In August, 1871, the writer went to visit Tazewell county by way of the saltworks. Upon this place are found those strangely painted rocks which have been a wonder and a mystery to all who have seen them. The grandfather of Gen. Bowen settled the cove in 1766, one hundred and ten years ago, and the paintings were there then, and as brilliant to-day as they were when first seen by a white man. They consist of horses, elk, deer, wolves, bows and arrows, eagles, Indians, and various other devices. The mountain upon which these rocks are based is about 1,000 feet high, and they lie in a horizontal line about halfway up and are perhaps 75 feet broad upon their perpendicular face.

When it is remembered that the rock is hard, with a smooth white surface, incapable of absorbing paint, it is a mystery how the coloring has remained undimmed under the peltings of the elements for how much longer than a hundred years no one can tell. This paint is found near the rocks, and Gen. Bowen informed the writers that his grandmother used it for dyeing linsey, and it was a fadeless color.

As there was a battle fought on a neighboring mountain, between 1740 and 1750, between the Cherokees and Shawnees for the possession of a buffalo lick, the remains of the rude fortifications being still visible, it is supposed the paintings were hieroglyphics conveying such intelligence to the red man as we now communicate to each other through newspapers.
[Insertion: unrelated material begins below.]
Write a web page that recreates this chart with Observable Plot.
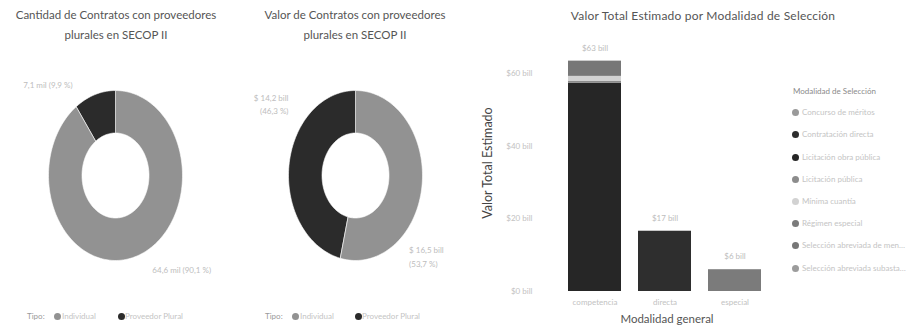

It was a perilous adventure to stand upon a narrow, inclined ledge without a shrub or a root to hold to, with from 50 to 75 feet of sheer perpendicular descent below to a bed of jagged bowlders and the home of innumerable rattlesnakes, but I didn’t make it. I crawled far enough along that narrow slanting ledge with my fingers inserted in the crevices of the rocks to see most of the paintings, and then “coon’d” it back with equal care and caution.

Five miles east of the last-noted locality and 7 west of Tazewell, high up against a vertical cliff of rock, is visible a lozenge-shaped group of red and black squares, known in the locality as the “Handkerchief rock,” because the general appearance of the colored markings suggests the idea of an immense bandana handkerchief spread out. The pictograph is on the same range of hills as the preceding, but neither is visible from any place near the other. The objects can not be viewed upon Handkerchief rock excepting from a point opposite to it and across the valley, as the locality is so overgrown with large trees as to obscure it from any position immediately beneath. The lozenge or diamond-shaped figure appears to cover an area about 3 feet in diameter.

WASHINGTON.

Capt. Charles Bendire, U. S. Army, in a letter dated Fort Walla-walla, Washington, May 18, 1881, mentions a discovery made by Col. Henry C. Merriam, then lieutenant-colonel Second United States Infantry, as thus quoted:

While encamped at the lower end of Lake Chelan, lat. 48° N., he made a trip to the upper end of said lake, where he found a perpendicular cliff of granite with a perfectly smooth surface, from 600 to 1,000 feet high, rising out of the lake. On the cliff he found Indian picture-writings, painted evidently at widely different periods, but evidently quite old. The oldest was from 25 to 30 feet above the present water level, and could at the time they were executed only be reached by canoe. The paintings are figures, black and red in color, and represent Indians with bows and arrows, elk, deer, bear, beaver, and fish, and are from 1 foot to 18 inches in size. There are either four or five rows of these figures, quite a number in each row. The Indians inhabiting this region know nothing of the origin of these pictures, and say that none of their people for the past four generations knew anything about them.

Since the preceding letter was written a notice of the same rock has been published, together with an illustration, by Mr. Alfred Downing, of Seattle, Washington, in “The Northwest,” VII, No. 10, October, 1889, pp. 3, 4. The description, condensed, is as follows:

In that part of Washington territory until recent years known as the Moses Indian reservation lies the famous Lake Chelan, 70 miles in length with an average width of 2 miles.